● Work to be completed
Retype all material exactly. Pictures stay out of the copy.

● Data extract
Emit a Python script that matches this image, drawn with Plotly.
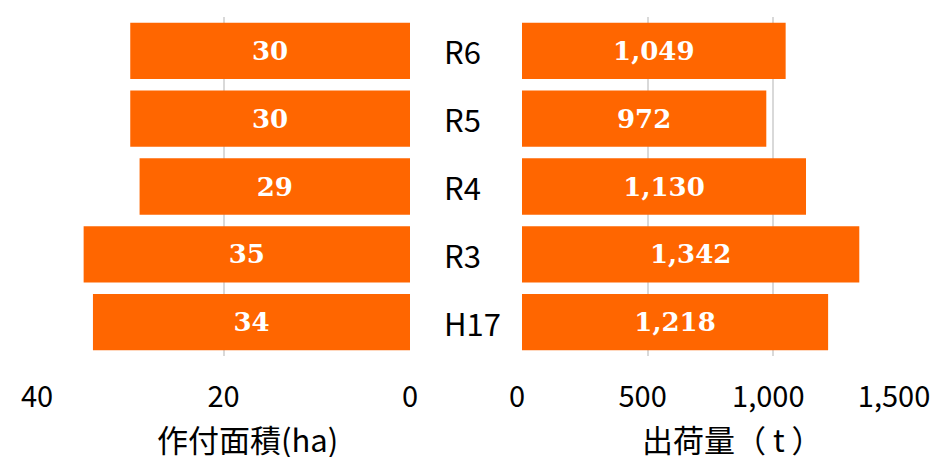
import plotly.graph_objects as go
from plotly.subplots import make_subplots

years = ["R6", "R5", "R4", "R3", "H17"]
area_ha = [30, 30, 29, 35, 34]
shipment_t = [1049, 972, 1130, 1342, 1218]
area_ticks = [0, 20, 40]
ship_ticks = [0, 500, 1000, 1500]

OFF = 8  # page body margin
W, H = 938 - 2 * OFF, 465 - 2 * OFF
ORANGE = "#FF6600"
GRID = "#D9D9D9"
JP = "Noto Sans CJK JP"
SERIF = "DejaVu Serif"
LABEL_FONT = dict(color="white", size=26, family=SERIF, weight="bold")
JP_FONT = dict(family=JP, size=31, color="#000000")


def px(x):
    return (x - OFF) / W


def py(y):
    return (H - (y - OFF)) / H


fig = make_subplots(rows=1, cols=2)

fig.add_trace(go.Bar(
    y=years, x=area_ha, orientation="h",
    marker=dict(color=ORANGE, line=dict(width=0)),
    text=[f"{v:,}" for v in area_ha], textposition="inside",
    insidetextanchor="middle", textfont=LABEL_FONT,
    showlegend=False,
), row=1, col=1)

fig.add_trace(go.Bar(
    y=years, x=shipment_t, orientation="h",
    marker=dict(color=ORANGE, line=dict(width=0)),
    text=[f"{v:,}" for v in shipment_t], textposition="inside",
    insidetextanchor="middle", textfont=LABEL_FONT,
    showlegend=False,
), row=1, col=2)

axis_common = dict(
    showgrid=True, gridcolor=GRID, gridwidth=2,
    zeroline=False, showline=False, ticks="", automargin=False,
    tickfont=dict(family=JP, size=29, color="#000000"),
    ticklabelstandoff=21, ticklabeloverflow="allow",
)
fig.update_layout(
    width=W, height=H,
    margin=dict(l=0, r=0, t=0, b=0),
    paper_bgcolor="white", plot_bgcolor="white",
    bargap=0.17,
    uniformtext=dict(minsize=10, mode="show"),
    xaxis=dict(domain=[px(37), px(410)], range=[40, 0], tickvals=area_ticks,
               ticktext=[f"{v:,}" for v in area_ticks], **axis_common),
    xaxis2=dict(domain=[px(522), px(899)], range=[0, 1500], tickvals=ship_ticks,
                ticktext=[f"{v:,}" for v in ship_ticks], ticklabelshift=-5,
                **axis_common),
    yaxis=dict(domain=[py(356), py(17)], autorange="reversed", showticklabels=False,
               showgrid=False, zeroline=False, automargin=False),
    yaxis2=dict(domain=[py(356), py(17)], autorange="reversed", showticklabels=False,
                showgrid=False, zeroline=False, automargin=False),
)

# category labels in the middle
for yr in years:
    fig.add_annotation(x=px(442), xref="paper", y=yr, yref="y2", text=yr,
                       showarrow=False, xanchor="left", yanchor="middle",
                       font=JP_FONT)

fig.add_annotation(x=px(247), y=py(438), xref="paper", yref="paper",
                   text="作付面積(ha)", showarrow=False,
                   xanchor="center", yanchor="middle", font=JP_FONT)
fig.add_annotation(x=px(732), y=py(438), xref="paper", yref="paper",
                   text="出荷量（ t ）", showarrow=False,
                   xanchor="center", yanchor="middle", font=JP_FONT)

fig.write_html("out.html")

● Complete answer
Emit a Python script that matches this image, drawn with Plotly.
import plotly.graph_objects as go
from plotly.subplots import make_subplots

years = ["R6", "R5", "R4", "R3", "H17"]
area_ha = [30, 30, 29, 35, 34]
shipment_t = [1049, 972, 1130, 1342, 1218]
area_ticks = [0, 20, 40]
ship_ticks = [0, 500, 1000, 1500]

OFF = 8  # page body margin
W, H = 938 - 2 * OFF, 465 - 2 * OFF
ORANGE = "#FF6600"
GRID = "#D9D9D9"
JP = "Noto Sans CJK JP"
SERIF = "DejaVu Serif"
LABEL_FONT = dict(color="white", size=26, family=SERIF, weight="bold")
JP_FONT = dict(family=JP, size=31, color="#000000")


def px(x):
    return (x - OFF) / W


def py(y):
    return (H - (y - OFF)) / H


fig = make_subplots(rows=1, cols=2)

fig.add_trace(go.Bar(
    y=years, x=area_ha, orientation="h",
    marker=dict(color=ORANGE, line=dict(width=0)),
    text=[f"{v:,}" for v in area_ha], textposition="inside",
    insidetextanchor="middle", textfont=LABEL_FONT,
    showlegend=False,
), row=1, col=1)

fig.add_trace(go.Bar(
    y=years, x=shipment_t, orientation="h",
    marker=dict(color=ORANGE, line=dict(width=0)),
    text=[f"{v:,}" for v in shipment_t], textposition="inside",
    insidetextanchor="middle", textfont=LABEL_FONT,
    showlegend=False,
), row=1, col=2)

axis_common = dict(
    showgrid=True, gridcolor=GRID, gridwidth=2,
    zeroline=False, showline=False, ticks="", automargin=False,
    tickfont=dict(family=JP, size=29, color="#000000"),
    ticklabelstandoff=21, ticklabeloverflow="allow",
)
fig.update_layout(
    width=W, height=H,
    margin=dict(l=0, r=0, t=0, b=0),
    paper_bgcolor="white", plot_bgcolor="white",
    bargap=0.17,
    uniformtext=dict(minsize=10, mode="show"),
    xaxis=dict(domain=[px(37), px(410)], range=[40, 0], tickvals=area_ticks,
               ticktext=[f"{v:,}" for v in area_ticks], **axis_common),
    xaxis2=dict(domain=[px(522), px(899)], range=[0, 1500], tickvals=ship_ticks,
                ticktext=[f"{v:,}" for v in ship_ticks], ticklabelshift=-5,
                **axis_common),
    yaxis=dict(domain=[py(356), py(17)], autorange="reversed", showticklabels=False,
               showgrid=False, zeroline=False, automargin=False),
    yaxis2=dict(domain=[py(356), py(17)], autorange="reversed", showticklabels=False,
                showgrid=False, zeroline=False, automargin=False),
)

# category labels in the middle
for yr in years:
    fig.add_annotation(x=px(442), xref="paper", y=yr, yref="y2", text=yr,
                       showarrow=False, xanchor="left", yanchor="middle",
                       font=JP_FONT)

fig.add_annotation(x=px(247), y=py(438), xref="paper", yref="paper",
                   text="作付面積(ha)", showarrow=False,
                   xanchor="center", yanchor="middle", font=JP_FONT)
fig.add_annotation(x=px(732), y=py(438), xref="paper", yref="paper",
                   text="出荷量（ t ）", showarrow=False,
                   xanchor="center", yanchor="middle", font=JP_FONT)

fig.write_html("out.html")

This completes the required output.